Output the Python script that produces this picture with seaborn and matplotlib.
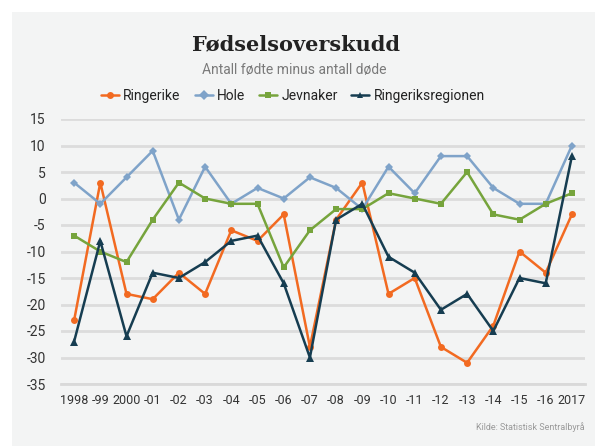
import matplotlib
matplotlib.use("Agg")
import matplotlib.pyplot as plt
import matplotlib.patches as mpatches
from matplotlib.ticker import FixedLocator
import seaborn as sns
import pandas as pd

years = list(range(1998, 2018))
tick_labels = ["1998", "-99", "2000", "-01", "-02", "-03", "-04", "-05", "-06", "-07",
               "-08", "-09", "-10", "-11", "-12", "-13", "-14", "-15", "-16", "2017"]
ringerike = [-23, 3, -18, -19, -14, -18, -6, -8, -3, -28, -4, 3, -18, -15, -28, -31, -24, -10, -14, -3]
hole = [3, -1, 4, 9, -4, 6, -1, 2, 0, 4, 2, -2, 6, 1, 8, 8, 2, -1, -1, 10]
jevnaker = [-7, -10, -12, -4, 3, 0, -1, -1, -13, -6, -2, -2, 1, 0, -1, 5, -3, -4, -1, 1]
regionen = [-27, -8, -26, -14, -15, -12, -8, -7, -16, -30, -4, -1, -11, -14, -21, -18, -25, -15, -16, 8]
series_names = ["Ringerike", "Hole", "Jevnaker", "Ringeriksregionen"]

frames = []
for name, vals in zip(series_names, [ringerike, hole, jevnaker, regionen]):
    frames.append(pd.DataFrame({"year": years, "value": vals, "series": name}))
df = pd.concat(frames, ignore_index=True)

palette = {"Ringerike": "#f26a21", "Hole": "#7fa3c9", "Jevnaker": "#76a43c", "Ringeriksregionen": "#163d51"}
markers = {"Ringerike": "o", "Hole": "D", "Jevnaker": "s", "Ringeriksregionen": "^"}
msizes = {"Ringerike": 5, "Hole": 4.5, "Jevnaker": 5, "Ringeriksregionen": 6}

sns.set_theme(style="white")
plt.rcParams["font.family"] = ["Roboto", "DejaVu Sans"]

bg = "#f3f4f4"
fig = plt.figure(figsize=(5.95, 4.46), dpi=100, facecolor="white")
fig.patches.append(mpatches.Rectangle((12 / 595, 0), 1 - 12 / 595, 1 - 12 / 446,
                                      transform=fig.transFigure, facecolor=bg,
                                      edgecolor="none", zorder=-10))
ax = fig.add_axes([61 / 595, 1 - 384 / 446, (585 - 61) / 595, (384 - 119) / 446])
ax.set_facecolor("none")
ax.set_zorder(1)

sns.lineplot(data=df, x="year", y="value", hue="series", style="series",
             hue_order=series_names, style_order=series_names,
             palette=palette, markers=markers, dashes=False,
             linewidth=1.8, markersize=5, markeredgewidth=0,
             ax=ax, legend=True, zorder=3)
for line, name in zip(ax.lines[:4], series_names):
    line.set_markersize(msizes[name])

ax.set_xlim(1997.5, 2017.5)
ax.set_ylim(-35, 15)
ax.set_yticks(list(range(-35, 16, 5)))
ax.set_yticklabels([str(v) for v in range(-35, 16, 5)])
ax.set_xticks(years)
ax.set_xticklabels(tick_labels)
ax.xaxis.set_minor_locator(FixedLocator([y - 0.5 for y in years] + [2017.5]))
ax.tick_params(axis="x", which="major", length=0, pad=7, labelsize=9, colors="#333333")
ax.tick_params(axis="x", which="minor", length=4, width=1.5, color="#d9d9d9")
ax.tick_params(axis="y", length=0, pad=11, labelsize=10, colors="#333333")
ax.grid(axis="y", color="#dcdcdc", linewidth=2.0, zorder=1)
ax.set_axisbelow(True)
for s in ["top", "right", "left"]:
    ax.spines[s].set_visible(False)
ax.spines["bottom"].set_color("#d9d9d9")
ax.spines["bottom"].set_linewidth(2.0)
ax.set_xlabel("")
ax.set_ylabel("")

handles, labels = ax.get_legend_handles_labels()
ax.legend_.remove()
fig.legend(handles, labels, loc="center", bbox_to_anchor=(293 / 595, 1 - 96 / 446),
           ncol=4, frameon=False, fontsize=10, handlelength=1.3,
           handletextpad=0.3, columnspacing=1.0, labelcolor="#222222")

fig.text(296 / 595, 1 - 44 / 446, "Fødselsoverskudd", ha="center", va="center",
         fontsize=15, fontweight="bold", family=["DejaVu Serif"], color="#222222")
fig.text(294 / 595, 1 - 70 / 446, "Antall fødte minus antall døde", ha="center",
         va="center", fontsize=10, color="#7a7a7a")
fig.text(585 / 595, 1 - 427 / 446, "Kilde: Statistisk Sentralbyrå", ha="right",
         va="center", fontsize=6.5, color="#9a9a9a")

fig.savefig("out.png", dpi=100, facecolor=fig.get_facecolor())
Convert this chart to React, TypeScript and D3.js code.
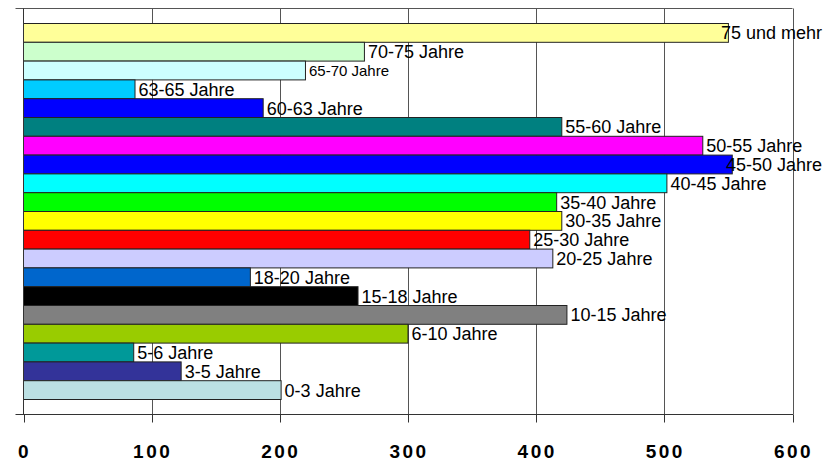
import React, { useEffect, useRef } from 'react'
import * as d3 from 'd3'

// age groups, top to bottom as in the chart
const categories = [
    '75 und mehr', '70-75 Jahre', '65-70 Jahre', '63-65 Jahre', '60-63 Jahre',
    '55-60 Jahre', '50-55 Jahre', '45-50 Jahre', '40-45 Jahre', '35-40 Jahre',
    '30-35 Jahre', '25-30 Jahre', '20-25 Jahre', '18-20 Jahre', '15-18 Jahre',
    '10-15 Jahre', '6-10 Jahre', '5-6 Jahre', '3-5 Jahre', '0-3 Jahre',
]
const values = [550, 266, 220, 87, 187, 420, 530, 553, 502, 416, 420, 395, 413, 177, 261, 424, 300, 86, 123, 201]
const barColors = [
    '#FFFF99', '#CCFFCC', '#CCFFFF', '#00CCFF', '#0000FF',
    '#008080', '#FF00FF', '#0000FF', '#00FFFF', '#00FF00',
    '#FFFF00', '#FF0000', '#CCCCFF', '#0066CC', '#000000',
    '#808080', '#99CC00', '#009999', '#333399', '#BBE0E3',
]
const xTicks = [0, 100, 200, 300, 400, 500, 600]

const W = 839
const H = 462
const smallLabels = new Set(['65-70 Jahre'])

export default function App() {
    const svgRef = useRef<SVGSVGElement>(null)

    useEffect(() => {
        if (!svgRef.current) return
        const svg = d3.select(svgRef.current)
        svg.selectAll('*').remove()

        const left = 23.5, right = 792.5, top = 8.5, bottom = 414.5
        const x = d3.scaleLinear().domain([0, 600]).range([left, right])
        const y = d3.scaleBand<string>().domain(categories).range([top + 15, bottom - 15]).padding(0)

        const rows = categories.map((c, i) => ({ name: c, value: values[i], color: barColors[i] }))

        // gridlines + frame
        svg.append('g').selectAll('line')
            .data(xTicks.slice(1))
            .enter().append('line')
            .attr('x1', d => Math.round(x(d)) + 0.5).attr('x2', d => Math.round(x(d)) + 0.5)
            .attr('y1', top).attr('y2', bottom)
            .attr('stroke', '#555')
        svg.append('line').attr('x1', 15.5).attr('x2', right).attr('y1', top).attr('y2', top).attr('stroke', '#555')

        // bars
        svg.append('g').selectAll('rect')
            .data(rows)
            .enter().append('rect')
            .attr('x', left)
            .attr('y', d => y(d.name)!)
            .attr('width', d => x(d.value) - left)
            .attr('height', y.bandwidth())
            .attr('fill', d => d.color)
            .attr('stroke', '#222')
            .attr('stroke-width', 1)

        // axes
        svg.append('line').attr('x1', left).attr('x2', left).attr('y1', top).attr('y2', bottom).attr('stroke', '#333')
        svg.append('line').attr('x1', 15.5).attr('x2', right + 0.5).attr('y1', bottom).attr('y2', bottom).attr('stroke', '#333')
        svg.append('g').selectAll('line')
            .data(xTicks)
            .enter().append('line')
            .attr('x1', d => Math.round(x(d)) + 0.5).attr('x2', d => Math.round(x(d)) + 0.5)
            .attr('y1', bottom).attr('y2', bottom + 8)
            .attr('stroke', '#333')
        svg.append('g').selectAll('text')
            .data(xTicks)
            .enter().append('text')
            .attr('x', d => x(d) + 1)
            .attr('y', 457.5)
            .attr('text-anchor', 'middle')
            .style('font-family', 'Arial, "Liberation Sans", sans-serif')
            .style('font-size', '19px')
            .style('font-weight', 'bold')
            .style('letter-spacing', '2.5px')
            .style('fill', '#000')
            .text(d => d)

        // data labels
        const labels = svg.append('g').selectAll('text')
            .data(rows)
            .enter().append('text')
            .attr('y', d => y(d.name)! + y.bandwidth() / 2)
            .attr('dy', '0.36em')
            .style('font-family', 'Arial, "Liberation Sans", sans-serif')
            .style('font-size', d => smallLabels.has(d.name) ? '15px' : '18px')
            .style('fill', '#000')
            .text(d => d.name)
        labels.each(function (d) {
            const el = this as SVGTextElement
            const w = el.getComputedTextLength()
            const px = Math.min(x(d.value) + 3.5, 822 - w)
            d3.select(el).attr('x', px)
        })
    }, [])

    return <svg ref={svgRef} width={W} height={H} style={{ position: 'absolute', left: 0, top: 0, background: '#fff' }} />
}
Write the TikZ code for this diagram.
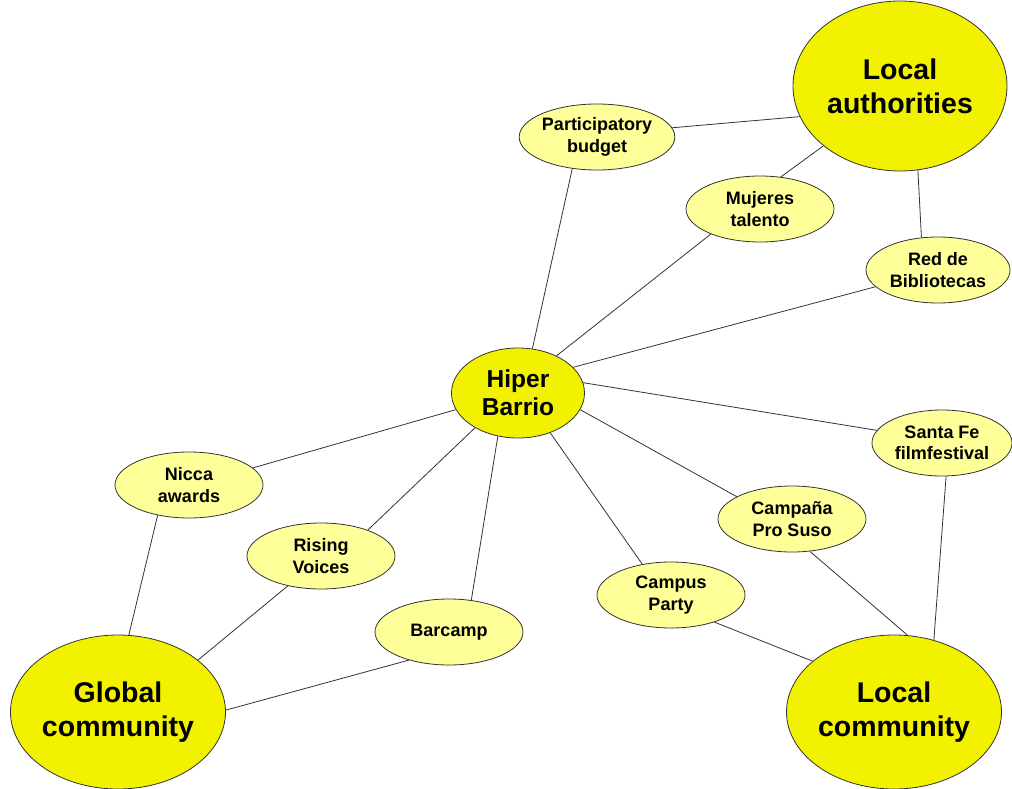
\documentclass[tikz,border=0pt]{standalone}
\usepackage{fontspec}
\setmainfont{Liberation Sans}
\usetikzlibrary{shapes.geometric,backgrounds}
\definecolor{bigyellow}{HTML}{F2F200}
\definecolor{smallyellow}{HTML}{FFFF99}
\definecolor{edgegray}{HTML}{333333}
\tikzset{
  big/.style={ellipse, draw=edgegray, line width=0.8pt, fill=bigyellow, inner sep=0pt,
    minimum width=214pt, minimum height=154pt, align=center,
    font=\fontsize{28.5}{34}\selectfont\bfseries},
  hub/.style={ellipse, draw=edgegray, line width=0.8pt, fill=bigyellow, inner sep=0pt,
    minimum width=133pt, minimum height=90pt, align=center,
    font=\fontsize{24.5}{28}\selectfont\bfseries},
  small/.style={ellipse, draw=edgegray, line width=0.8pt, fill=smallyellow, inner sep=0pt,
    minimum width=148pt, minimum height=66pt, align=center,
    font=\fontsize{18}{21.5}\selectfont\bfseries},
  link/.style={draw=edgegray, line width=0.8pt}
}
\begin{document}
\begin{tikzpicture}[x=1pt,y=-1pt]
\useasboundingbox (0,0) rectangle (1012,789);
% nodes
\node[big, minimum height=170pt] (la) at (900,86) {Local\\authorities};
\node[big] (gc) at (118,712) {Global\\community};
\node[big] (lc) at (894,712) {Local\\community};
\node[hub] (hb) at (518,393) {Hiper\\Barrio};
\node[small] (pb) at (597,137) {Participatory\\budget};
\node[small] (mt) at (760,209) {Mujeres\\talento};
\node[small, minimum width=144pt] (rb) at (938,270) {Red de\\Bibliotecas};
\node[small, minimum width=140pt] (sf) at (942,443) {Santa Fe\\filmfestival};
\node[small] (na) at (189,485) {Nicca\\awards};
\node[small] (cp) at (792,519) {Campaña\\Pro Suso};
\node[small] (rv) at (321,556) {Rising\\Voices};
\node[small] (cpa) at (671,595) {Campus\\Party};
\node[small] (bc) at (449,632) {Barcamp};
% edges
\begin{scope}[on background layer]
\draw[link] (pb.7) -- (la.197);
\draw[link] (mt.57) -- (la.218);
\draw[link] (rb.117) -- (la.282);
\draw[link] (hb.72) -- (pb.232);
\draw[link] (hb.44) -- (mt.207);
\draw[link] (hb.25) -- (rb.195);
\draw[link] (hb.9) -- (sf.169);
\draw[link] (hb.-15) -- (cp.158);
\draw[link] (hb.-51) -- (cpa.133);
\draw[link] (hb.245) -- (bc.55);
\draw[link] (hb.219) -- (rv.29);
\draw[link] (hb.195) -- (na.15);
\draw[link] (na.224) -- (gc.82);
\draw[link] (rv.222) -- (gc.33);
\draw[link] (bc.215) -- (gc.1);
\draw[link] (cpa.328) -- (lc.148);
\draw[link] (cp.299) -- (lc.80);
\draw[link] (sf.277) -- (lc.61);
\end{scope}
\end{tikzpicture}
\end{document}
══════════
Aim:
Begin at the line containing "Convert this chart", end at the line containing "import * as d3 from 'd3'", and copy those lines word for word, both included. Skip pictures.

Written answer:
Convert this chart to React, TypeScript and D3.js code.
import React, { useEffect, useRef } from 'react'
import * as d3 from 'd3'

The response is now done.